The Rant 

The most moving song I know about the Gulf Coast is "Biloxi" by Memphian Jesse Winchester. When he resided here, Jesse went by the name of Jimmy Winchester and fronted a great garage band called the Church Keys. I was a freshman at Christian Brothers High School when he was a senior and a member of the National Honor Society. With a limitless future, Jesse was instead forced to flee this country and accept refuge in Canada rather than participate in the Vietnam War. It was while living as an expatriate that he wrote the wistful "Biloxi," an evocative childhood memory of frolicking in the salty sea water of the Gulf, made more poignant by Winchester's circumstances. If a potential draftee sought sanctuary from Vietnam in a foreign land, he became a man without a country and was unable to return to the United States without the threat of arrest and imprisonment. So Winchester wrote "Biloxi" as someone who never expected to see the Gulf again.

The song takes on weighty new meaning today, since none of us may ever see the Gulf Coast again, at least as we remember it.

After Jimmy Carter pardoned thousands of draft resisters living abroad, Winchester was able to sing "Biloxi" at Memphis' Ritz Theatre on Madison Avenue. It was the same year that Carter tried to warn us about the dire consequences of our dependence on foreign oil. Regardless of your opinion of Carter as president, he was the first advocate for wind and solar energy. Had we heeded that advice 35 years ago, or learned from the Exxon Valdez disaster 20 years ago, we wouldn't be facing the most massive man-made catastrophe since the New Orleans levees broke five years ago.

But floodwater eventually recedes. A tsunami of oil is a bit more tenacious. With this ecological 9/11 looming, it seems as if even the local politicians still don't grasp the scope of the danger. Like dense bureaucrats in a disaster movie, Louisiana senator Mary Landrieu and Governor Bobby Jindal see no reason to suspend permits for future off-shore oil exploration, even while the Louisiana marshes are dying.

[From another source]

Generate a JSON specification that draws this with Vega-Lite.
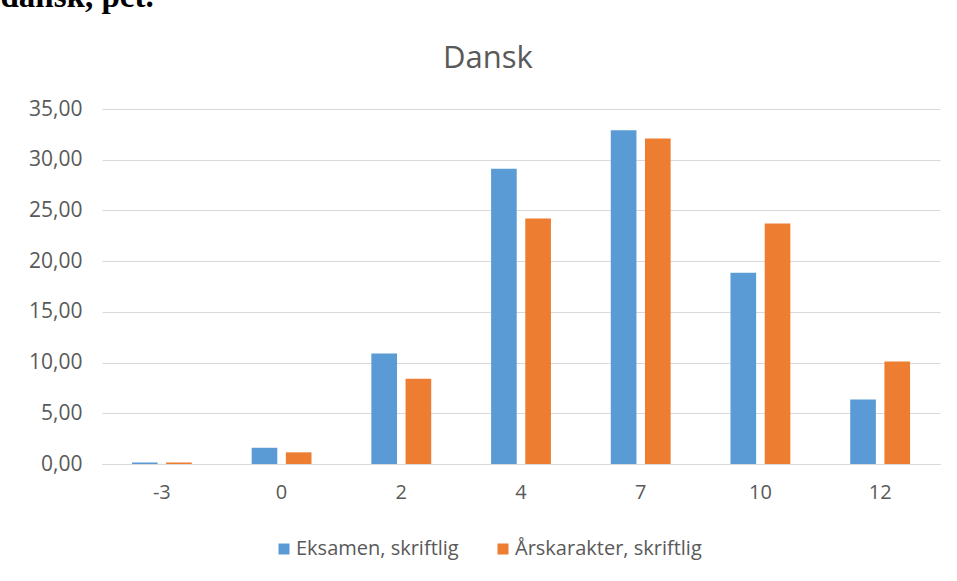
{
  "$schema": "https://vega.github.io/schema/vega-lite/v6.json",
  "width": 838,
  "height": 355,
  "autosize": "none",
  "padding": {"left": 102, "top": 109, "right": 17, "bottom": 117},
  "background": "white",
  "title": {
    "text": "Dansk",
    "font": "Open Sans",
    "fontSize": 31,
    "fontWeight": "normal",
    "color": "#595959",
    "anchor": "middle",
    "frame": "group",
    "dx": -33,
    "dy": 119,
    "offset": 0,
    "baseline": "alphabetic"
  },
  "data": {
    "values": [
      {"karakter": "-3", "serie": "Eksamen, skriftlig", "pct": 0.15},
      {"karakter": "-3", "serie": "Årskarakter, skriftlig", "pct": 0.15},
      {"karakter": "0", "serie": "Eksamen, skriftlig", "pct": 1.6},
      {"karakter": "0", "serie": "Årskarakter, skriftlig", "pct": 1.15},
      {"karakter": "2", "serie": "Eksamen, skriftlig", "pct": 10.9},
      {"karakter": "2", "serie": "Årskarakter, skriftlig", "pct": 8.4},
      {"karakter": "4", "serie": "Eksamen, skriftlig", "pct": 29.1},
      {"karakter": "4", "serie": "Årskarakter, skriftlig", "pct": 24.2},
      {"karakter": "7", "serie": "Eksamen, skriftlig", "pct": 32.9},
      {"karakter": "7", "serie": "Årskarakter, skriftlig", "pct": 32.1},
      {"karakter": "10", "serie": "Eksamen, skriftlig", "pct": 18.85},
      {"karakter": "10", "serie": "Årskarakter, skriftlig", "pct": 23.7},
      {"karakter": "12", "serie": "Eksamen, skriftlig", "pct": 6.35},
      {"karakter": "12", "serie": "Årskarakter, skriftlig", "pct": 10.1}
    ]
  },
  "mark": {"type": "bar"},
  "encoding": {
    "x": {
      "field": "karakter",
      "type": "nominal",
      "sort": ["-3", "0", "2", "4", "7", "10", "12"],
      "scale": {"paddingInner": 0.5, "paddingOuter": 0.25},
      "axis": {
        "title": null,
        "labelAngle": 0,
        "ticks": false,
        "domainColor": "#d9d9d9",
        "labelPadding": 18,
        "labelFontSize": 20,
        "labelFont": "Open Sans",
        "labelColor": "#595959"
      }
    },
    "xOffset": {
      "field": "serie",
      "type": "nominal",
      "sort": ["Eksamen, skriftlig", "Årskarakter, skriftlig"],
      "scale": {"paddingInner": 0.25, "paddingOuter": 0}
    },
    "y": {
      "field": "pct",
      "type": "quantitative",
      "scale": {"domain": [0, 35]},
      "axis": {
        "values": [0, 5, 10, 15, 20, 25, 30, 35],
        "labelExpr": "replace(format(datum.value, '.2f'), '.', ',')",
        "domain": false,
        "ticks": false,
        "gridColor": "#d9d9d9",
        "labelPadding": 20,
        "labelFontSize": 21,
        "labelFont": "Open Sans",
        "labelColor": "#595959",
        "title": "dansk, pct.",
        "titleAngle": 0,
        "titleX": -102,
        "titleY": -103,
        "titleAlign": "left",
        "titleBaseline": "alphabetic",
        "titleFont": "Liberation Serif",
        "titleFontSize": 33,
        "titleFontWeight": "bold",
        "titleColor": "#000000"
      }
    },
    "color": {
      "field": "serie",
      "type": "nominal",
      "sort": ["Eksamen, skriftlig", "Årskarakter, skriftlig"],
      "scale": {"domain": ["Eksamen, skriftlig", "Årskarakter, skriftlig"], "range": ["#5B9BD5", "#ED7D31"]},
      "legend": {
        "title": null,
        "orient": "none",
        "direction": "horizontal",
        "legendX": 172,
        "legendY": 430,
        "symbolType": "square",
        "symbolSize": 121,
        "symbolStrokeWidth": 0,
        "labelFont": "Open Sans",
        "labelFontSize": 20,
        "labelColor": "#595959",
        "labelOffset": 2,
        "labelLimit": 400,
        "columnPadding": 34
      }
    }
  },
  "config": {
    "view": {"stroke": null}
  }
}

BP has become the villain of this piece, although they are as beholden to the petrol cartels as any other major oil trust. What's astonishing is their admitted cluelessness over what to do about it. Too bad we don't have an underwater equivalent to Red Adair. When alleged "experts" in their field begin asking the public for suggestions on how to plug a leak, you know we're in big trouble. And they continue to refer to it as a "spill." A spill is what happens to a glass of wine. Two million gallons of oil gushing into the Gulf every day is not a spill. It's an underwater volcano, and BP's attempt to insert tubing into the shattered pipes to capture the oil is like siphoning water from the Mississippi with a garden hose. Now, a month after the explosion and fire, we have only seen their faulty caps and cement doghouses fail to stop it. The company's latest plan is to bombard the area with tires, ropes, and shredded golf balls. Wasn't that the premise of a Seinfeld episode? Rush Limbaugh removed an obstruction from his blowhole to blame the Sierra Club for forcing the oil syndicates to drill farther offshore with their pesky regulations. Come to think of it, old Rush might be the perfect fit to plug that thing.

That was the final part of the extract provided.